The solution must support:
- Generating a short url from a long url
- Redirecting a short url to a long url within 10 ms.
- Listing the number of times a short url has been accessed in the last 24 hours, past week and all time.
- Persistence (data must survive computer restarts)
Shortcuts
- No authentication is required
- No html, web UI is required
- Transport/Serialization format is your choice, but the solution should be testable via curl
- Anything left unspecified is left to your discretion
Some initial observations about the data include:
- We need to store millions of records
- Read operations must be very fast (<10ms)
- Most likely, read operations will occur much more frequently than insert operations
- Data model will be very simple with no relationships between objects
Because of these observations, a NoSQL database seems like a good choice. We do not require relationships between objects, but we do require superior performance and future ability to scale efficiently as the number of short urls increases.

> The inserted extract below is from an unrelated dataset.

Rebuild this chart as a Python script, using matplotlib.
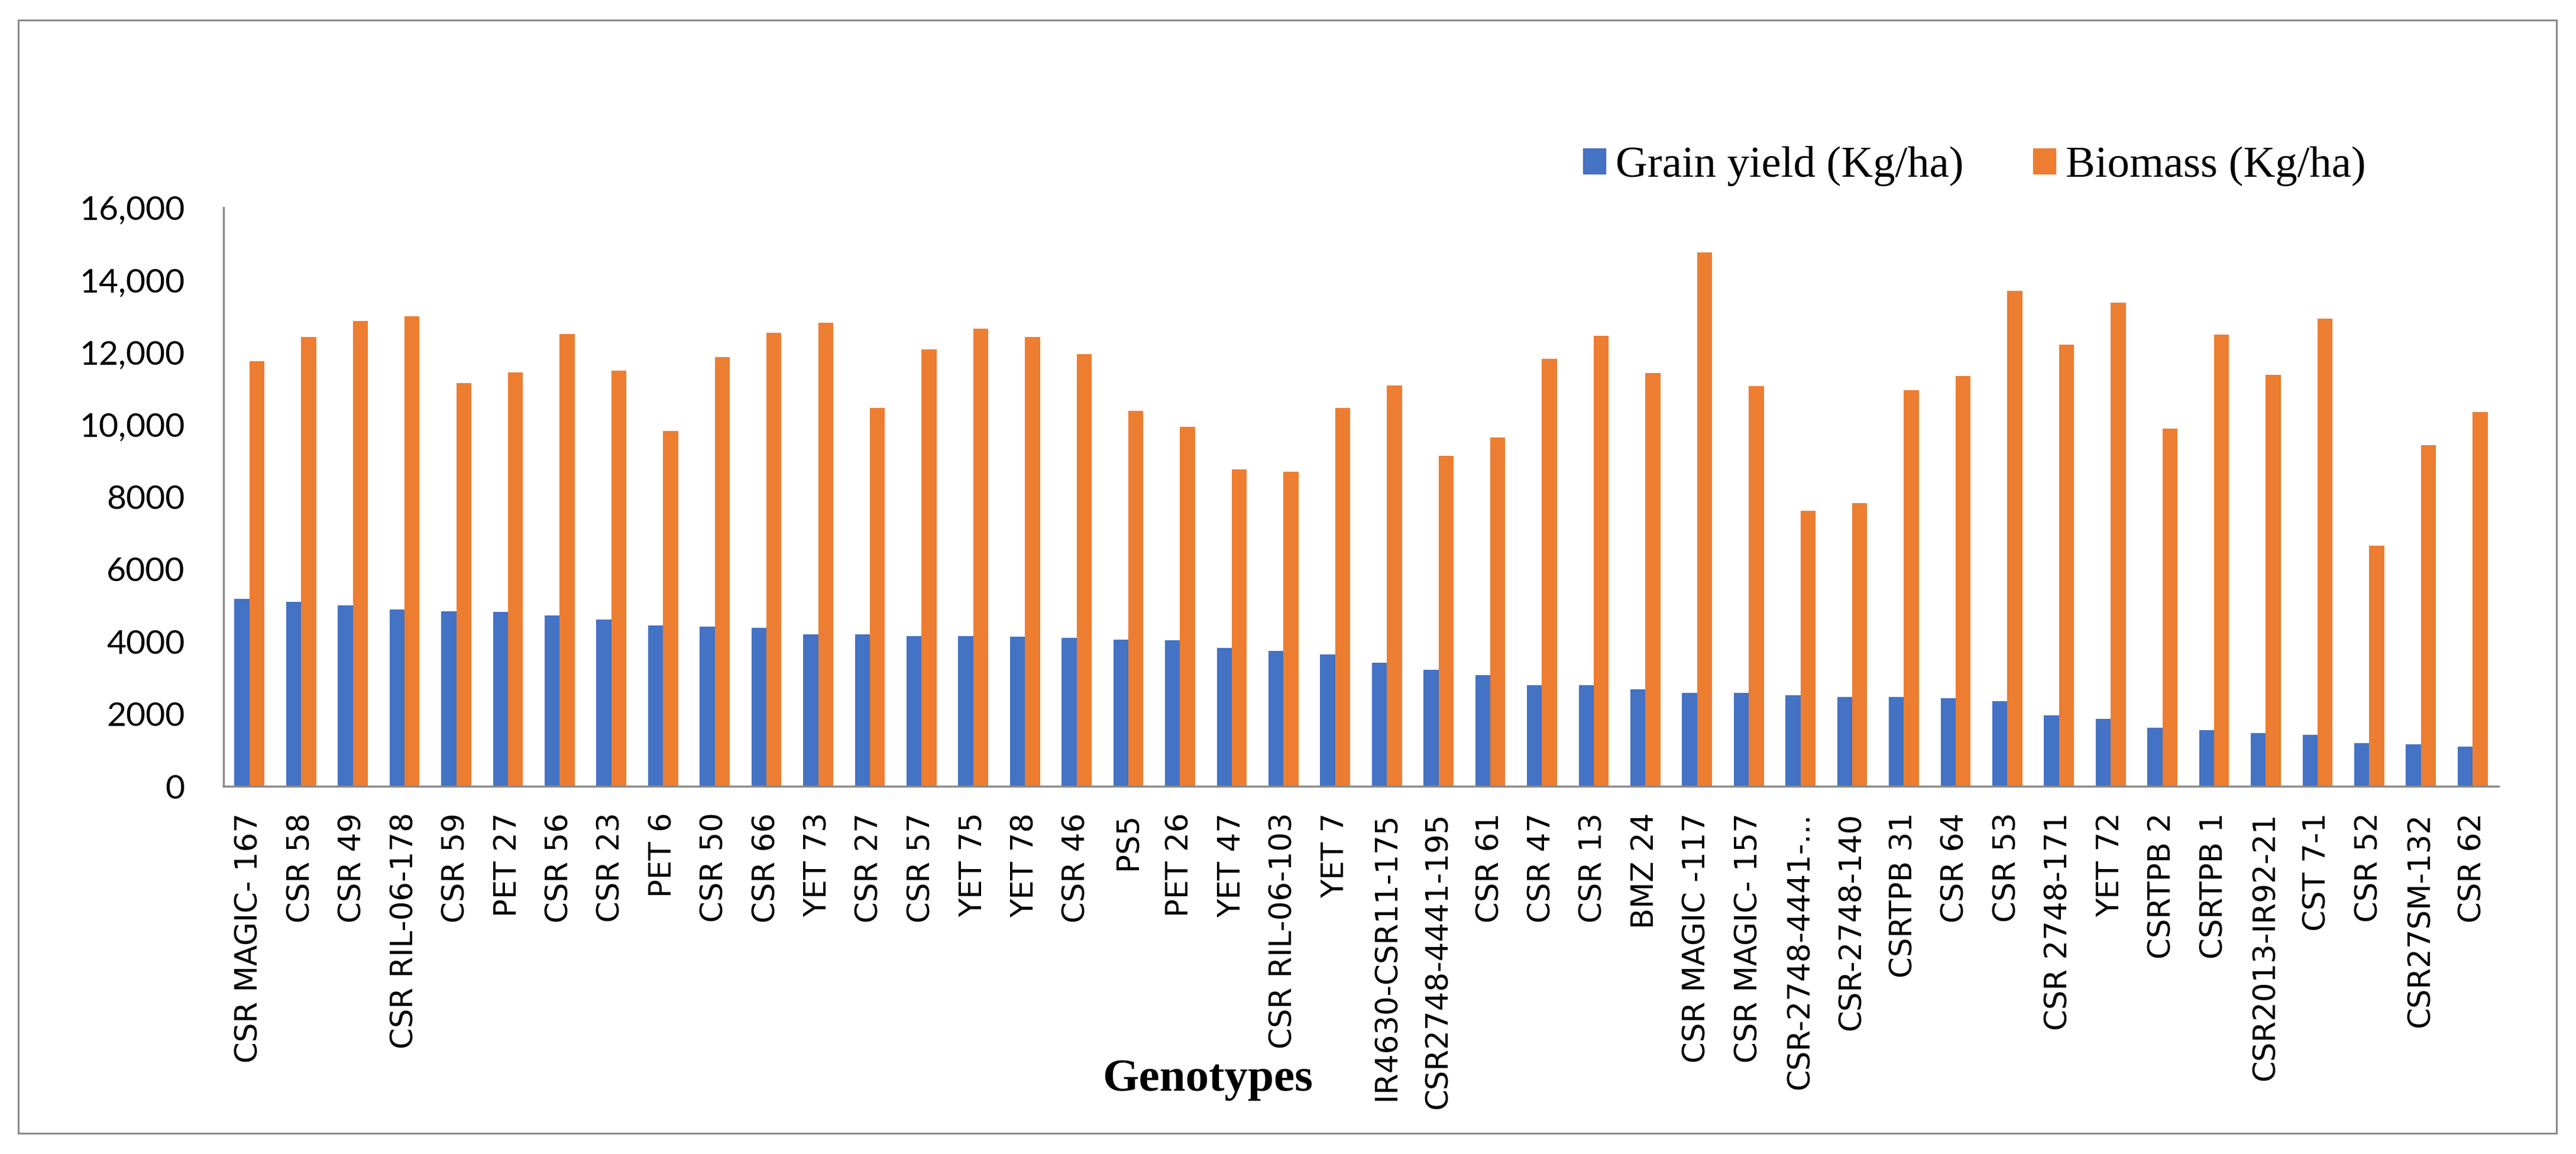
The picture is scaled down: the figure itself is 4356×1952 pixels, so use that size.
import numpy as np
import matplotlib
matplotlib.use('Agg')
import matplotlib.pyplot as plt
from matplotlib.patches import Rectangle, Patch

genotypes = ['CSR MAGIC- 167', 'CSR 58', 'CSR 49', 'CSR RIL-06-178', 'CSR 59', 'PET 27',
             'CSR 56', 'CSR 23', 'PET 6', 'CSR 50', 'CSR 66', 'YET 73', 'CSR 27',
             'CSR 57', 'YET 75', 'YET 78', 'CSR 46', 'PS5', 'PET 26', 'YET 47',
             'CSR RIL-06-103', 'YET 7', 'IR4630-CSR11-175', 'CSR2748-4441-195',
             'CSR 61', 'CSR 47', 'CSR 13', 'BMZ 24', 'CSR MAGIC -117', 'CSR MAGIC- 157',
             'CSR-2748-4441-...', 'CSR-2748-140', 'CSRTPB 31', 'CSR 64', 'CSR 53',
             'CSR 2748-171', 'YET 72', 'CSRTPB 2', 'CSRTPB 1', 'CSR2013-IR92-21',
             'CST 7-1', 'CSR 52', 'CSR27SM-132', 'CSR 62']

grain = [5180, 5100, 5000, 4885, 4840, 4820, 4720, 4610, 4450, 4415, 4380, 4200, 4200,
         4150, 4150, 4130, 4105, 4050, 4040, 3820, 3740, 3650, 3420, 3220, 3070, 2800,
         2800, 2680, 2590, 2580, 2510, 2470, 2470, 2430, 2360, 1960, 1860, 1620, 1550,
         1470, 1430, 1190, 1160, 1090]

biomass = [11750, 12420, 12870, 13000, 11150, 11440, 12500, 11490, 9820, 11870, 12530,
           12810, 10460, 12080, 12650, 12420, 11950, 10370, 9930, 8760, 8690, 10460,
           11080, 9140, 9640, 11810, 12450, 11420, 14750, 11070, 7610, 7830, 10950,
           11350, 13690, 12210, 13370, 9890, 12490, 11380, 12920, 6650, 9430, 10340]

yticks = [0, 2000, 4000, 6000, 8000, 10000, 12000, 14000, 16000]
ytick_labels = ['0', '2000', '4000', '6000', '8000', '10,000', '12,000', '14,000', '16,000']

blue = '#4472C4'
orange = '#ED7D31'
gray = '#898989'

fig = plt.figure(figsize=(43.56, 19.52), dpi=100)
ax = fig.add_axes([0.0868, 0.3186, 0.8831, 0.5016])

x = np.arange(len(genotypes))
w = 0.29
ax.bar(x - w / 2, grain, w, color=blue)
ax.bar(x + w / 2, biomass, w, color=orange)

ax.set_xlim(-0.5, len(genotypes) - 0.5)
ax.set_ylim(0, 16000)
ax.set_yticks(yticks)
ax.set_yticklabels(ytick_labels, fontname='Lato', fontsize=41)
ax.set_xticks(x)
ax.set_xticklabels(genotypes, rotation=90, fontname='DejaVu Sans', fontsize=37)
ax.tick_params(axis='x', length=0, pad=32)
ax.tick_params(axis='y', length=0, pad=47)

for s in ['top', 'right']:
    ax.spines[s].set_visible(False)
for s in ['left', 'bottom']:
    ax.spines[s].set_color(gray)
    ax.spines[s].set_linewidth(2.5)

handles = [Patch(color=blue, label='Grain yield (Kg/ha)'),
           Patch(color=orange, label='Biomass (Kg/ha)')]
fig.legend(handles=handles, loc='center', bbox_to_anchor=(0.7665, 0.856), ncol=2,
           frameon=False, prop={'family': 'Liberation Serif', 'size': 53.7},
           handlelength=0.51, handleheight=0.5, handletextpad=0.23,
           columnspacing=1.57, borderpad=0)

fig.text(0.4688, 0.0548, 'Genotypes', ha='center', va='baseline',
         fontname='Liberation Serif', fontweight='bold', fontsize=57)

fig.patches.append(Rectangle((0.00712, 0.01793), 0.9853, 0.96465, transform=fig.transFigure,
                             fill=False, edgecolor=gray, linewidth=2.2))

plt.savefig('out.png', dpi=100)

The requirements dictate that we must generate ids that are not easily guessable. Therefore, some possible solutions for hashing include:
- Create a random alphanumeric string using a hashing algorithm. Store this string in the database with a unique index. If a DuplicateKeyException occurs, keep retrying until a unique value is found.
- Create a unique id for each long url. Use an encoding algorithm to encode this value to a unique alphanumeric string.
For best performance, it would be ideal to have few to zero collisions. With solution 1, collisions could occur frequently as our data scales. Therefore, solution two may be more optimal. It is possible to do this by keeping a count of all long urls and increasing this count each time a new long url is entered into the system. We will persist this count with each document so it will act similarly to a unique, auto-incrementing id in a SQL database. After we increment the count, we will encode the value to generate a unique string (see https://github.com/jiecao-fm/hashids-java) as our short url. When we receive a redirect request for a long url, we will decode the short url and look up the long url by the unique id.
To build and run the application with Docker:
docker-comopose up
To build and run the application without Docker, you will need to install MongoDB. You can find instructions here on how to install MongoDB here: https://docs.mongodb.com/manual/administration/install-community/. Once MongoDB is up and running, you can build and run the application with the following commands:
mvn clean install
cd target/
java -jar cutly-1.0.0.jar
The web server will run on port 8080 by default.
POST /api/v1/urls
generates a unique hash from a long url
{
"longUrl" : "www.google.com"
}
{
"hash": "jR"
}
GET /api/v1/urls/{hash}
redirects user to a long url
GET /api/v1/urls/{hash}/usage
returns all dates a short url has been visited and the total count
{
"totalUsage": "1",
"accessDates": ["05/30/2018 02:35:05"]
}
GET /api/v1/urls/{hash}/usage?days=7
returns the dates a short url has been visited within the last x days and the total count
{
"totalUsage": "2",
"accessDates": ["05/30/2018 02:35:05", "05/30/2018 02:35:05"]
}
To insert dummy data into MongoDB for performance testing, run the DataLoadTest.
mvn -Dtest=DataLoadTest#insertDocuments -Dmaven.test.skip=false test
This will generate 3,000,000 short urls. A hash that can be used for testing is kqwWY. To view redirect time, see the log output. Initial testing shows redirect time is typically between 5ms to 10ms.